Anti-TMT forces step up their campaign off the mountain

HONOLULU — Sensing new momentum for the cause, opponents of the Thirty Meter Telescope have turned up their outreach campaign this week to rally against the $1.4 billion project and push for Native Hawaiian rights.

At least four rallies were scheduled on Oahu this week culminating with unity marches on four islands on Saturday, including one through Waikiki starting at 2 p.m.


“There’s a collective momentum gaining all around the islands,” said Lanakila Mangauil, one of the high-profile Maunakea protest leaders who has a full schedule of speaking engagements on Oahu this week followed by appearances in Las Vegas, Utah and New York City next week.

On Monday, the Hawaiian island cultural educator joined a sign-waving at the Department of Hawaiian Homelands in Kapolei and then spoke to more than 500 people in the evening.

Mangauil was scheduled to conduct a “Mana ‘o Maunakea” outreach at Papakolea Park Tuesday night, while tonight he plans to join Kumu Hinaleimoana Wong-Kalu in a presentation at Windward Community College.

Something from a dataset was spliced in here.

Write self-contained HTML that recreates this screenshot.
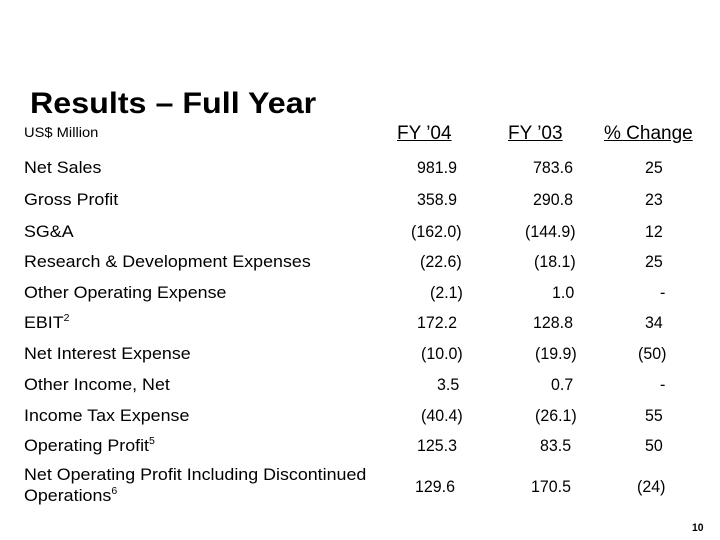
<!DOCTYPE html>
<html><head><meta charset="utf-8"><style>
body{margin:0;background:#fff}
#p{position:relative;width:720px;height:540px;overflow:hidden;font-family:"Liberation Sans",Arial,sans-serif;color:#000}
#p span{position:absolute;white-space:nowrap;line-height:1;font-size:17px;transform:scaleX(0.94);transform-origin:left center}
#p span.l{transform:scaleX(1.05)}
.t{font-weight:bold;font-size:30px!important;transform:scaleX(1.075)!important}
.h{font-size:19px!important;text-decoration:underline;transform:scaleX(1.0)!important}
sup{font-size:10px;vertical-align:7px}
</style></head><body><div id="p">
<span class="t" style="left:30px;top:89px">Results – Full Year</span>
<span class="l" style="left:24px;top:125px;font-size:14px">US$ Million</span>
<span class="h" style="left:397px;top:124px">FY ’04</span>
<span class="h" style="left:508px;top:124px">FY ’03</span>
<span class="h" style="left:604px;top:124px">% Change</span>

<span class="l" style="left:24px;top:159px">Net Sales</span>
<span class="l" style="left:24px;top:191px">Gross Profit</span>
<span class="l" style="left:24px;top:223px">SG&amp;A</span>
<span class="l" style="left:24px;top:253px">Research &amp; Development Expenses</span>
<span class="l" style="left:24px;top:284px">Other Operating Expense</span>
<span class="l" style="left:24px;top:314px">EBIT<sup>2</sup></span>
<span class="l" style="left:24px;top:345px">Net Interest Expense</span>
<span class="l" style="left:24px;top:376px">Other Income, Net</span>
<span class="l" style="left:24px;top:407px">Income Tax Expense</span>
<span class="l" style="left:24px;top:437px">Operating Profit<sup>5</sup></span>
<span class="l" style="left:24px;top:466px">Net Operating Profit Including Discontinued</span>
<span class="l" style="left:24px;top:487px">Operations<sup>6</sup></span>

<span style="left:417px;top:159px">981.9</span><span style="left:533px;top:159px">783.6</span><span style="left:645px;top:159px">25</span>
<span style="left:417px;top:191px">358.9</span><span style="left:533px;top:191px">290.8</span><span style="left:645px;top:191px">23</span>
<span style="left:411px;top:223px">(162.0)</span><span style="left:525px;top:223px">(144.9)</span><span style="left:645px;top:223px">12</span>
<span style="left:420px;top:253px">(22.6)</span><span style="left:534px;top:253px">(18.1)</span><span style="left:645px;top:253px">25</span>
<span style="left:430px;top:284px">(2.1)</span><span style="left:552px;top:284px">1.0</span><span style="left:660px;top:284px">-</span>
<span style="left:417px;top:314px">172.2</span><span style="left:533px;top:314px">128.8</span><span style="left:645px;top:314px">34</span>
<span style="left:421px;top:345px">(10.0)</span><span style="left:535px;top:345px">(19.9)</span><span style="left:638px;top:345px">(50)</span>
<span style="left:437px;top:376px">3.5</span><span style="left:551px;top:376px">0.7</span><span style="left:660px;top:376px">-</span>
<span style="left:421px;top:407px">(40.4)</span><span style="left:535px;top:407px">(26.1)</span><span style="left:645px;top:407px">55</span>
<span style="left:417px;top:437px">125.3</span><span style="left:540px;top:437px">83.5</span><span style="left:645px;top:437px">50</span>
<span style="left:415px;top:478px">129.6</span><span style="left:531px;top:478px">170.5</span><span style="left:637px;top:478px">(24)</span>

<span style="left:692px;top:523px;font-size:11px;font-weight:bold">10</span>
</div></body></html>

Today, Mangauil is scheduled to appear in Waimanalo at Hui Malama O Ke Kai at 5 :30 p.m.

Organizers of the Kukahi “Together We Rise” Unity March say they are hoping to attract thousands to an event that kicks off at Ala Moana Beach Park and culminates at Kapiolani Park with music and speeches from 4:30-6 p.m. Mangauil expects to speak again.

Mangauil said he encourages his audiences to educate themselves about the aloha aina movement and urges them to take action. He also discusses the importance of kapu aloha, the nonviolent form of protest he described as the hallmark of the TMT protest.

“It’s the unifying theme that holds us together for what we know as pono,” he said.

Similar unity marches are planned simultaneously on Maui, Kauai, Molokai and in Yokohama, Japan.

Anti-TMT forces aren’t the only ones planning events this week. At noon Friday a panel discussion sponsored by Imua TMT is scheduled at the state Capitol Auditorium. The topic: Can culture and science co-exist on Maunakea?


One of the panelists is retired Judge Walter Heen, who was the first director of the Office of Maunakea Management and a former Office of Hawaiian Affairs trustee.

Others on the panel are Makana Silva, a Native Hawaiian astrophysics student, and Samuel Wilder King II, executive director of Imua TMT. The poster for the event says Silva and King camped out on Maunakea and spoke with protest leaders and are expected to discuss the experience.